- **What you will do**
Every record here needs to be written out again exactly.

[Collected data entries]
▽
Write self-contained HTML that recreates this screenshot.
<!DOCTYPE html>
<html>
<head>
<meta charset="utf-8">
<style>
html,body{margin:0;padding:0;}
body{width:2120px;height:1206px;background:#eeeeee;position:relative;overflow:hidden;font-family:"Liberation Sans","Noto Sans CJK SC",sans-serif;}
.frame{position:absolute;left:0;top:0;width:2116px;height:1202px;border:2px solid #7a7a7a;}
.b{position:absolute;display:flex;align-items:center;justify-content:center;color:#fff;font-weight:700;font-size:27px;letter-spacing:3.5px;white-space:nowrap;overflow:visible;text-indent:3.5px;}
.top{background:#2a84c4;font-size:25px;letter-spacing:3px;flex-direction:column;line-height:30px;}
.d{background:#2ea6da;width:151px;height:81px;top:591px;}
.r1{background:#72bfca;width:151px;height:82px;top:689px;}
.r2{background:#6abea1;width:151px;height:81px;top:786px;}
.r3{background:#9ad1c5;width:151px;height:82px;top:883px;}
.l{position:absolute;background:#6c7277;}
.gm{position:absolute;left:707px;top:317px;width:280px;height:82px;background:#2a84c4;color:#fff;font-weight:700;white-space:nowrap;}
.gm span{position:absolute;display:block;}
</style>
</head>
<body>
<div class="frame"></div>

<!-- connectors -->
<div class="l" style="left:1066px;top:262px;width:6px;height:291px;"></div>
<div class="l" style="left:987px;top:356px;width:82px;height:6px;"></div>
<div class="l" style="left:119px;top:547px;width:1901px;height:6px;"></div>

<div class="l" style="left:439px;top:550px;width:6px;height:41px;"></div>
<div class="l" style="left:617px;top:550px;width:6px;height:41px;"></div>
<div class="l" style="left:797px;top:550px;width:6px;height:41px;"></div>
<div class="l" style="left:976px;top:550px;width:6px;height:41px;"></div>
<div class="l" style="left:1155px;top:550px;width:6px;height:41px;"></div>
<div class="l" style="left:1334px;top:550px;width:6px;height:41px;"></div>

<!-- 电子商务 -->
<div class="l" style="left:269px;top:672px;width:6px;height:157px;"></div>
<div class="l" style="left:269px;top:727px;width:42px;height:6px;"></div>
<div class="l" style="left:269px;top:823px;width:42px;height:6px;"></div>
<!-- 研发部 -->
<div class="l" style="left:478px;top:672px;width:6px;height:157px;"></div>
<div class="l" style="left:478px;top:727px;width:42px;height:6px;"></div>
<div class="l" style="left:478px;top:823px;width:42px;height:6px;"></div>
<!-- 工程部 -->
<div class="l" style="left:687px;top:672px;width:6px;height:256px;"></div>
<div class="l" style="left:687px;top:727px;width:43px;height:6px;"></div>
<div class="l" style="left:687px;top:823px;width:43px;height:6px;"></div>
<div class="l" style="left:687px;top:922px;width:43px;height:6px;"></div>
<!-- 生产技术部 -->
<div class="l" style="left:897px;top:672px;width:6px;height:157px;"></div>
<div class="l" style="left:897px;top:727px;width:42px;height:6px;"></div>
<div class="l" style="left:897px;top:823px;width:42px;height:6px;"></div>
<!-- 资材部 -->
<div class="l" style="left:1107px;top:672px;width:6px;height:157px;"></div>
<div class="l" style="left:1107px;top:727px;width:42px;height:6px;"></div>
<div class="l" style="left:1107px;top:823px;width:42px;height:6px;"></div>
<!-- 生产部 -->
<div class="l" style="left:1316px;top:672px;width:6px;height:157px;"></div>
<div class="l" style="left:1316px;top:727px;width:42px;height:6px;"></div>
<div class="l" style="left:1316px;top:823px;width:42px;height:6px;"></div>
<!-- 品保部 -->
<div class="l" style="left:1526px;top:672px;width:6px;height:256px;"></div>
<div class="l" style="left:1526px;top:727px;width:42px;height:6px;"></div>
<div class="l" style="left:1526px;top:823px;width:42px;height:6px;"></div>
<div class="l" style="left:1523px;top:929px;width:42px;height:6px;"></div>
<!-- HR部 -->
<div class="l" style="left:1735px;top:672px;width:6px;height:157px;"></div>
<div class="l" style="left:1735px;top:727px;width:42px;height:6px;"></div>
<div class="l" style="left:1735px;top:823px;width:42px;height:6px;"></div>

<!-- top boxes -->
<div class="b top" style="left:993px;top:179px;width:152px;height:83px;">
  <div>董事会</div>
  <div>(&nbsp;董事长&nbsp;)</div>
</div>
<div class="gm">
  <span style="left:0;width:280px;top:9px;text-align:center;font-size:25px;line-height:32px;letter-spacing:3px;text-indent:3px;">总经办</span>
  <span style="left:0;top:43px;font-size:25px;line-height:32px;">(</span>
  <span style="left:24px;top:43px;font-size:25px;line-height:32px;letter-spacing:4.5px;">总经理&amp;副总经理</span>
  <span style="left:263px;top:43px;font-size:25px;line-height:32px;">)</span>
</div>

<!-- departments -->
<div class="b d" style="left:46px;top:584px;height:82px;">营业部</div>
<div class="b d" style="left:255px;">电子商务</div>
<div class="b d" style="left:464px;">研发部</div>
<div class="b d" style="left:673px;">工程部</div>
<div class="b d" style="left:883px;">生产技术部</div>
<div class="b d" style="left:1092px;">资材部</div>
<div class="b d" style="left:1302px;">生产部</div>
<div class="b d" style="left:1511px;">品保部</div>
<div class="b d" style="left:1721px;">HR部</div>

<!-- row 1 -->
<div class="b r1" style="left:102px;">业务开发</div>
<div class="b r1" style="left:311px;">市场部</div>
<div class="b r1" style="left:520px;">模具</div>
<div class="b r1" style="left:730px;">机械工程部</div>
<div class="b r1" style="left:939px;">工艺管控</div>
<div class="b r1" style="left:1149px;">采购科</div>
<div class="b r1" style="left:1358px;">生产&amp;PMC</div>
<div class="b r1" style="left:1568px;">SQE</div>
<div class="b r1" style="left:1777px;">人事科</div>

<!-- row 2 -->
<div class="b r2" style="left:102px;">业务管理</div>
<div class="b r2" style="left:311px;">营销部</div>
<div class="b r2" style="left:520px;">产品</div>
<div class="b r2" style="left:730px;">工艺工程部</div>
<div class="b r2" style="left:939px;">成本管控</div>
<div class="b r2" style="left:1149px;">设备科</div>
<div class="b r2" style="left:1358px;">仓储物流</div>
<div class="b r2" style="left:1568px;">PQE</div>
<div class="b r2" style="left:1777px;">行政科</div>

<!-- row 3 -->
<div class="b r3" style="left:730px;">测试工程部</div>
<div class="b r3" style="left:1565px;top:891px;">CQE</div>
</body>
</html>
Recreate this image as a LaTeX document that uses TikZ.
△
- **Solved problem**
Write self-contained HTML that recreates this screenshot.
<!DOCTYPE html>
<html>
<head>
<meta charset="utf-8">
<style>
html,body{margin:0;padding:0;}
body{width:2120px;height:1206px;background:#eeeeee;position:relative;overflow:hidden;font-family:"Liberation Sans","Noto Sans CJK SC",sans-serif;}
.frame{position:absolute;left:0;top:0;width:2116px;height:1202px;border:2px solid #7a7a7a;}
.b{position:absolute;display:flex;align-items:center;justify-content:center;color:#fff;font-weight:700;font-size:27px;letter-spacing:3.5px;white-space:nowrap;overflow:visible;text-indent:3.5px;}
.top{background:#2a84c4;font-size:25px;letter-spacing:3px;flex-direction:column;line-height:30px;}
.d{background:#2ea6da;width:151px;height:81px;top:591px;}
.r1{background:#72bfca;width:151px;height:82px;top:689px;}
.r2{background:#6abea1;width:151px;height:81px;top:786px;}
.r3{background:#9ad1c5;width:151px;height:82px;top:883px;}
.l{position:absolute;background:#6c7277;}
.gm{position:absolute;left:707px;top:317px;width:280px;height:82px;background:#2a84c4;color:#fff;font-weight:700;white-space:nowrap;}
.gm span{position:absolute;display:block;}
</style>
</head>
<body>
<div class="frame"></div>

<!-- connectors -->
<div class="l" style="left:1066px;top:262px;width:6px;height:291px;"></div>
<div class="l" style="left:987px;top:356px;width:82px;height:6px;"></div>
<div class="l" style="left:119px;top:547px;width:1901px;height:6px;"></div>

<div class="l" style="left:439px;top:550px;width:6px;height:41px;"></div>
<div class="l" style="left:617px;top:550px;width:6px;height:41px;"></div>
<div class="l" style="left:797px;top:550px;width:6px;height:41px;"></div>
<div class="l" style="left:976px;top:550px;width:6px;height:41px;"></div>
<div class="l" style="left:1155px;top:550px;width:6px;height:41px;"></div>
<div class="l" style="left:1334px;top:550px;width:6px;height:41px;"></div>

<!-- 电子商务 -->
<div class="l" style="left:269px;top:672px;width:6px;height:157px;"></div>
<div class="l" style="left:269px;top:727px;width:42px;height:6px;"></div>
<div class="l" style="left:269px;top:823px;width:42px;height:6px;"></div>
<!-- 研发部 -->
<div class="l" style="left:478px;top:672px;width:6px;height:157px;"></div>
<div class="l" style="left:478px;top:727px;width:42px;height:6px;"></div>
<div class="l" style="left:478px;top:823px;width:42px;height:6px;"></div>
<!-- 工程部 -->
<div class="l" style="left:687px;top:672px;width:6px;height:256px;"></div>
<div class="l" style="left:687px;top:727px;width:43px;height:6px;"></div>
<div class="l" style="left:687px;top:823px;width:43px;height:6px;"></div>
<div class="l" style="left:687px;top:922px;width:43px;height:6px;"></div>
<!-- 生产技术部 -->
<div class="l" style="left:897px;top:672px;width:6px;height:157px;"></div>
<div class="l" style="left:897px;top:727px;width:42px;height:6px;"></div>
<div class="l" style="left:897px;top:823px;width:42px;height:6px;"></div>
<!-- 资材部 -->
<div class="l" style="left:1107px;top:672px;width:6px;height:157px;"></div>
<div class="l" style="left:1107px;top:727px;width:42px;height:6px;"></div>
<div class="l" style="left:1107px;top:823px;width:42px;height:6px;"></div>
<!-- 生产部 -->
<div class="l" style="left:1316px;top:672px;width:6px;height:157px;"></div>
<div class="l" style="left:1316px;top:727px;width:42px;height:6px;"></div>
<div class="l" style="left:1316px;top:823px;width:42px;height:6px;"></div>
<!-- 品保部 -->
<div class="l" style="left:1526px;top:672px;width:6px;height:256px;"></div>
<div class="l" style="left:1526px;top:727px;width:42px;height:6px;"></div>
<div class="l" style="left:1526px;top:823px;width:42px;height:6px;"></div>
<div class="l" style="left:1523px;top:929px;width:42px;height:6px;"></div>
<!-- HR部 -->
<div class="l" style="left:1735px;top:672px;width:6px;height:157px;"></div>
<div class="l" style="left:1735px;top:727px;width:42px;height:6px;"></div>
<div class="l" style="left:1735px;top:823px;width:42px;height:6px;"></div>

<!-- top boxes -->
<div class="b top" style="left:993px;top:179px;width:152px;height:83px;">
  <div>董事会</div>
  <div>(&nbsp;董事长&nbsp;)</div>
</div>
<div class="gm">
  <span style="left:0;width:280px;top:9px;text-align:center;font-size:25px;line-height:32px;letter-spacing:3px;text-indent:3px;">总经办</span>
  <span style="left:0;top:43px;font-size:25px;line-height:32px;">(</span>
  <span style="left:24px;top:43px;font-size:25px;line-height:32px;letter-spacing:4.5px;">总经理&amp;副总经理</span>
  <span style="left:263px;top:43px;font-size:25px;line-height:32px;">)</span>
</div>

<!-- departments -->
<div class="b d" style="left:46px;top:584px;height:82px;">营业部</div>
<div class="b d" style="left:255px;">电子商务</div>
<div class="b d" style="left:464px;">研发部</div>
<div class="b d" style="left:673px;">工程部</div>
<div class="b d" style="left:883px;">生产技术部</div>
<div class="b d" style="left:1092px;">资材部</div>
<div class="b d" style="left:1302px;">生产部</div>
<div class="b d" style="left:1511px;">品保部</div>
<div class="b d" style="left:1721px;">HR部</div>

<!-- row 1 -->
<div class="b r1" style="left:102px;">业务开发</div>
<div class="b r1" style="left:311px;">市场部</div>
<div class="b r1" style="left:520px;">模具</div>
<div class="b r1" style="left:730px;">机械工程部</div>
<div class="b r1" style="left:939px;">工艺管控</div>
<div class="b r1" style="left:1149px;">采购科</div>
<div class="b r1" style="left:1358px;">生产&amp;PMC</div>
<div class="b r1" style="left:1568px;">SQE</div>
<div class="b r1" style="left:1777px;">人事科</div>

<!-- row 2 -->
<div class="b r2" style="left:102px;">业务管理</div>
<div class="b r2" style="left:311px;">营销部</div>
<div class="b r2" style="left:520px;">产品</div>
<div class="b r2" style="left:730px;">工艺工程部</div>
<div class="b r2" style="left:939px;">成本管控</div>
<div class="b r2" style="left:1149px;">设备科</div>
<div class="b r2" style="left:1358px;">仓储物流</div>
<div class="b r2" style="left:1568px;">PQE</div>
<div class="b r2" style="left:1777px;">行政科</div>

<!-- row 3 -->
<div class="b r3" style="left:730px;">测试工程部</div>
<div class="b r3" style="left:1565px;top:891px;">CQE</div>
</body>
</html>
Recreate this image as a LaTeX document that uses TikZ.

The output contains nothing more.